Das möchte ich hervorheben, wunderbar ist, wie man thailändische Gelassenheit an diesem Ort vermutete. Sonst wäre es nicht zu diesem Foto gekommen. Es ist doof, Nationalitäten eine Grundhaltung nachzusagen oder diese gar anzudichten. Ich liebe, was am Thailändischen dranhängt, soweit ich rechtschaffen darüber reden kann. Diese Menschen sind vielfach richtige Glückskekse, die zu treffen die eigene Welt bereichert. Und die Küche. Mannometer: Vielleicht die beste Küche der Welt?
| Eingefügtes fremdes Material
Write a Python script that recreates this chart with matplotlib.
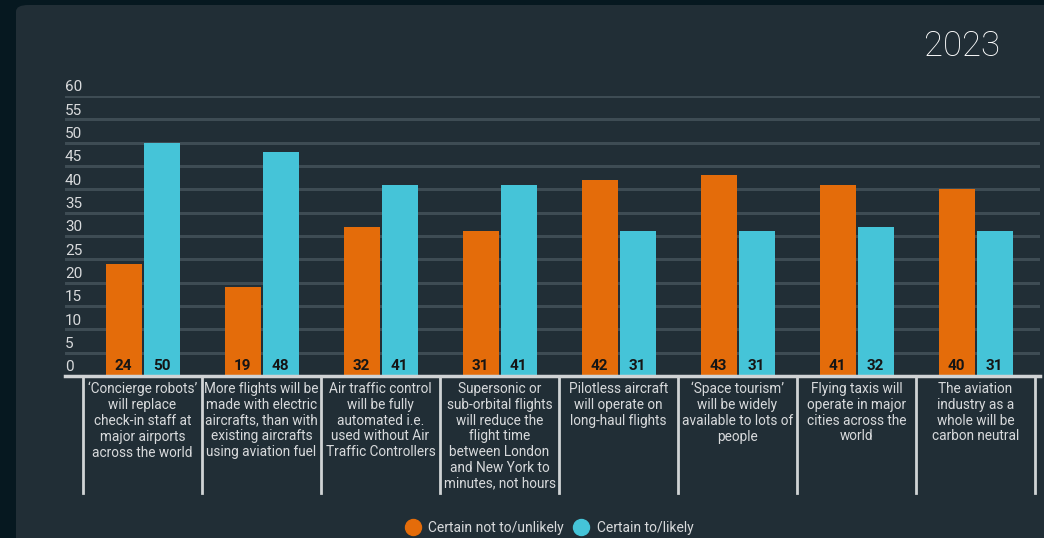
import matplotlib
matplotlib.use("Agg")
import matplotlib.pyplot as plt
from matplotlib.patches import FancyBboxPatch
from matplotlib.lines import Line2D

plt.rcParams['font.family'] = ['Roboto', 'DejaVu Sans']

categories = [
    "\u2018Concierge robots\u2019\nwill replace\ncheck-in staff at\nmajor airports\nacross the world",
    "More flights will be\nmade with electric\naircrafts, than with\nexisting aircrafts\nusing aviation fuel",
    "Air traffic control\nwill be fully\nautomated i.e.\nused without Air\nTraffic Controllers",
    "Supersonic or\nsub-orbital flights\nwill reduce the\nflight time\nbetween London\nand New York to\nminutes, not hours",
    "Pilotless aircraft\nwill operate on\nlong-haul flights",
    "\u2018Space tourism\u2019\nwill be widely\navailable to lots of\npeople",
    "Flying taxis will\noperate in major\ncities across the\nworld",
    "The aviation\nindustry as a\nwhole will be\ncarbon neutral",
]
unlikely = [24, 19, 32, 31, 42, 43, 41, 40]
likely = [50, 48, 41, 41, 31, 31, 32, 31]
series_names = ["Certain not to/unlikely", "Certain to/likely"]
yticks = [0, 5, 10, 15, 20, 25, 30, 35, 40, 45, 50, 55, 60]
title = "2023"

ORANGE = "#E46C0A"
CYAN = "#45C4D8"
CARD = "#212E36"
OUTER = "#061820"
GRID = "#3E4C54"
TXT = "#D8DADC"

W, H = 1044, 538
fig = plt.figure(figsize=(W / 100, H / 100), dpi=100)
fig.patch.set_facecolor(OUTER)

card = FancyBboxPatch((16 / W, -0.1), 1.2, (1 - 5 / H) + 0.1,
                      boxstyle="round,pad=0,rounding_size=0.012",
                      transform=fig.transFigure, facecolor=CARD,
                      edgecolor="none", zorder=-10)
fig.patches.append(card)

# axes: x from 65px to 1040px, y: 0 -> 376px, 60 -> 96px
left_px, right_px = 65, 1040
y0_px, y60_px = 376, 96
ax = fig.add_axes([left_px / W, 1 - y0_px / H, (right_px - left_px) / W, (y0_px - y60_px) / H])
ax.set_zorder(5)
ax.set_facecolor("none")
pitch = 119.0
c0 = 142.5
ax.set_xlim((left_px - c0) / pitch, (right_px - c0) / pitch)
ax.set_ylim(0, 60)
for s in ax.spines.values():
    s.set_visible(False)
ax.set_xticks([])
ax.set_yticks([])

pxu = (y0_px - y60_px) / 60.0
xmin, xmax = ax.get_xlim()
for t in yticks[1:]:
    ax.axhline(t, color=GRID, lw=2.2, zorder=1)
for t in yticks:
    ax.text(xmin, t + 4.8 / pxu, str(t), ha="left", va="baseline", fontsize=11,
            color=TXT, zorder=3)

bw = 36 / pitch
off = 19 / pitch
n = len(categories)
xs = list(range(n))
ax.bar([x - off for x in xs], unlikely, width=bw, color=ORANGE, zorder=2)
ax.bar([x + off for x in xs], likely, width=bw, color=CYAN, zorder=2)
for x, a, b in zip(xs, unlikely, likely):
    ax.text(x - off, 5.5 / pxu, str(a), ha="center", va="baseline", fontsize=11,
            fontweight="semibold", color="#151515", zorder=4)
    ax.text(x + off, 5.5 / pxu, str(b), ha="center", va="baseline", fontsize=11,
            fontweight="semibold", color="#151515", zorder=4)

# axis baseline
ax.axhline(0, color="#D0D3D5", lw=2.5, zorder=5, clip_on=False)

sep_bottom = -(493 - y0_px) / pxu
for i in range(n + 1):
    ax.plot([i - 0.5, i - 0.5], [-0.3, sep_bottom], color="#D0D3D5", lw=2,
            clip_on=False, zorder=5)

for x, lab in zip(xs, categories):
    ax.text(x, -(382 - y0_px) / pxu, lab, ha="center", va="top", fontsize=9.8,
            color=TXT, linespacing=1.16, clip_on=False)

fig.text(1000 / W, 1 - 46 / H, title, ha="right", va="center", fontsize=25,
         fontweight="light", color="white")

handles = [Line2D([], [], marker="o", ls="none", markersize=11.5, color=ORANGE),
           Line2D([], [], marker="o", ls="none", markersize=11.5, color=CYAN)]
fig.legend(handles, series_names, loc="center", bbox_to_anchor=(549 / W, 1 - 528 / H),
           ncol=2, frameon=False, fontsize=10, labelcolor=TXT,
           handletextpad=0.5, columnspacing=0.65, handlelength=1.2)

fig.savefig("out.png", dpi=100, facecolor=OUTER)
Gut, nicht im Krua Thai, das wäre übertrieben. Sagen wir so: Auf die beste Küche der Welt bauen Thais in ihrer Gastronomie gern auf. Ich finde den Laden super. Ich war zu lange nicht dort. Ich schreibe dieses Statement retrospektiv. Ich bitte buddhistisch um Vergebung: „Khop khun khap“. Mädels sagen übrigens „Khop khun kha“. Ich fand diesen aufgeklebten Zettel in Klarsichtfolie Weltklasse, seiner Dauerhaftigkeit wegen. Siehste, hat gehalten: Im November 2020 kommt das Foto aus dem Archiv direkt vor die Füße. Au weia. Schöne Grüße.